Ryan McDonald had spent half his life working alongside critically acclaimed chefs like Josh Galliano and Cary McDowell until 2018, when he became executive chef and co-owner of Good Fortune Restaurant in Botanical Heights. Now, with Farm Spirit, McDonald has found his own rhythm, cooking what he wants, changing things up and branching out in all directions. From pantry staples to dishes at farmers markets and festivals, McDonald’s doing it with intention by building every aspect of the business on a foundation of sustainability.
Why is sustainability so important to you?
Sustainability is at the core of everything we do with Farm Spirit. We and many other farmers and food producers work their butts off to grow and raise incredible product, and it is purely my responsibility as a chef, and quite frankly as a human, to make sure it goes to good use! Whether we’re talking about farming practices, techniques and recipe development in the kitchen, or just leaving your lights on at home when you’re gone, the bottom line is just do the right things, for the right reasons. No need to overcomplicate it; just do your part in the ways that you can.
People are also reading…
What sustainable practices do you employ with Farm Spirit’s grab-and-go products and hot food pop-ups?

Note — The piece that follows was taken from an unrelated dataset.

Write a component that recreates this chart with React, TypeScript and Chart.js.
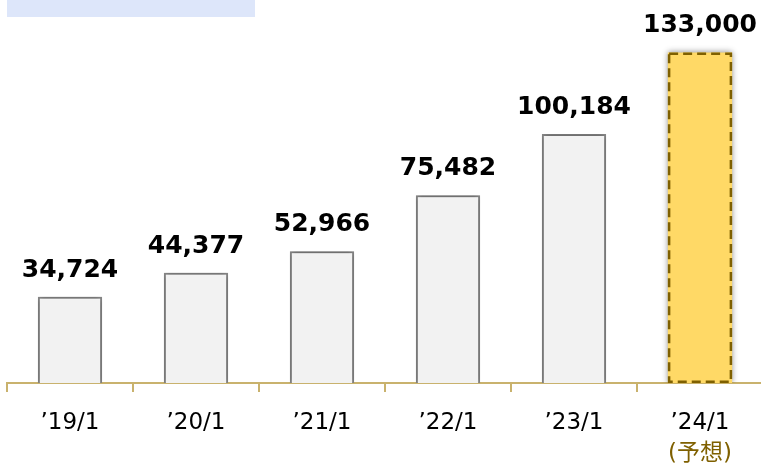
import React, { useEffect, useRef } from "react";
import { Chart, registerables } from "chart.js";

Chart.register(...registerables);

const categories = ["’19/1", "’20/1", "’21/1", "’22/1", "’23/1", "’24/1"];
const subLabels = ["", "", "", "", "", "(予想)"];
const values = [34724, 44377, 52966, 75482, 100184, 133000];
const valueLabels = ["34,724", "44,377", "52,966", "75,482", "100,184", "133,000"];

const FONT = "'DejaVu Sans', 'Noto Sans CJK JP', sans-serif";
const GOLD = "#C9B26D";

export default function App() {
  const ref = useRef<HTMLCanvasElement | null>(null);

  useEffect(() => {
    document.body.style.margin = "0";
    document.body.style.overflow = "hidden";
    const canvas = ref.current!;
    const lastIdx = values.length - 1;

    const shadowPlugin = {
      id: "shadow",
      beforeDatasetDraw(chart: any) {
        const ctx = chart.ctx;
        ctx.save();
        ctx.shadowColor = "rgba(0,0,0,0.45)";
        ctx.shadowBlur = 6;
        ctx.shadowOffsetX = 0;
        ctx.shadowOffsetY = 0;
      },
      afterDatasetDraw(chart: any) {
        chart.ctx.restore();
      },
    };

    const decorPlugin = {
      id: "decor",
      afterDatasetsDraw(chart: any) {
        const ctx = chart.ctx;
        const meta = chart.getDatasetMeta(0);
        const bar = meta.data[lastIdx];
        if (bar) {
          const w = bar.width;
          ctx.save();
          ctx.strokeStyle = "#7F6000";
          ctx.lineWidth = 2.5;
          ctx.setLineDash([9, 5]);
          ctx.strokeRect(bar.x - w / 2 + 1.25, bar.y + 1.25, w - 2.5, bar.base - bar.y - 2.5);
          ctx.restore();
        }
        ctx.save();
        ctx.font = `bold 25px ${FONT}`;
        ctx.fillStyle = "#000";
        ctx.textAlign = "center";
        ctx.textBaseline = "alphabetic";
        meta.data.forEach((el: any, i: number) => {
          ctx.fillText(valueLabels[i], el.x, el.y - 20);
        });
        ctx.restore();
        const xs = chart.scales.x;
        ctx.save();
        ctx.font = `23px ${FONT}`;
        ctx.textAlign = "center";
        ctx.textBaseline = "middle";
        categories.forEach((c: string, i: number) => {
          const x = xs.getPixelForValue(i);
          ctx.fillStyle = "#000";
          ctx.fillText(c, x, 423);
          if (subLabels[i]) {
            ctx.fillStyle = "#7F6000";
            ctx.fillText(subLabels[i], x, 454);
          }
        });
        ctx.restore();
      },
    };

    const chart = new Chart(canvas, {
      type: "bar",
      data: {
        labels: categories,
        datasets: [
          {
            data: values,
            backgroundColor: values.map((_, i) => (i === lastIdx ? "#FFD966" : "#F2F2F2")),
            borderColor: values.map((_, i) => (i === lastIdx ? "rgba(0,0,0,0)" : "#8C8C8C")),
            borderWidth: values.map((_, i) => (i === lastIdx ? 0 : 2)),
            barPercentage: 0.51,
            categoryPercentage: 1,
          },
        ],
      },
      options: {
        responsive: false,
        animation: false,
        devicePixelRatio: 1,
        layout: { padding: { left: 7, right: 7, top: 35, bottom: 78 } },
        plugins: { legend: { display: false }, tooltip: { enabled: false } },
        scales: {
          x: {
            offset: true,
            grid: {
              offset: true,
              drawOnChartArea: false,
              drawTicks: true,
              tickLength: 9,
              color: GOLD,
              lineWidth: 2,
            },
            border: { display: true, color: GOLD, width: 2 },
            ticks: { display: false },
          },
          y: {
            display: false,
            min: 0,
            max: 140000,
          },
        },
      },
      plugins: [shadowPlugin, decorPlugin],
    });
    return () => chart.destroy();
  }, []);

  return (
    <div style={{ position: "fixed", left: 0, top: 0, width: 761, height: 470, overflow: "hidden", background: "#fff" }}>
      <div style={{ position: "absolute", left: 7, top: 0, width: 248, height: 17, background: "#DDE6FA" }} />
      <canvas ref={ref} width={770} height={470} style={{ position: "absolute", left: 0, top: 0, width: 770, height: 470 }} />
    </div>
  );
}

Our partnership with Such and Such Farm was built with sustainability in mind, through vertically integrating our practices. My food source is usually 300 feet from my production kitchen, and it doesn’t get much better than that. Farm Spirit utilizes extra market produce as well as what would be compost to create prepared items, which gives them a new purpose. We practice a lot of fermentation and preservation techniques that allow us to use every last bit of produce in one way or another. We butcher whole animals and use every single bit of them in unique ways. The small amount of food waste we produce goes to compost and turns into garden soil in coming years. You’ll even find the barn adorned with leftover cleaned pig bones from the stockpot. We’re just trying to do our best and look forward to continuing and improving on that.
In what ways can people be more sustainable in their own home kitchens?
There’s a few simple steps anyone can do to be more conscious in your home kitchen. Buy your food from great farmers and producers, and do so with intention! After you buy that food, eat it all, and don’t let it go to waste. There are lots of cool things to make with leftovers and scraps, and it’s a fun way to get creative in your kitchen. Lastly, I highly suggest growing a garden. Big or small, it doesn’t matter; just start with your favorite things to eat, and see how it goes. Worst case scenario, you spend some time outside in the sun and learn what you want to grow next year.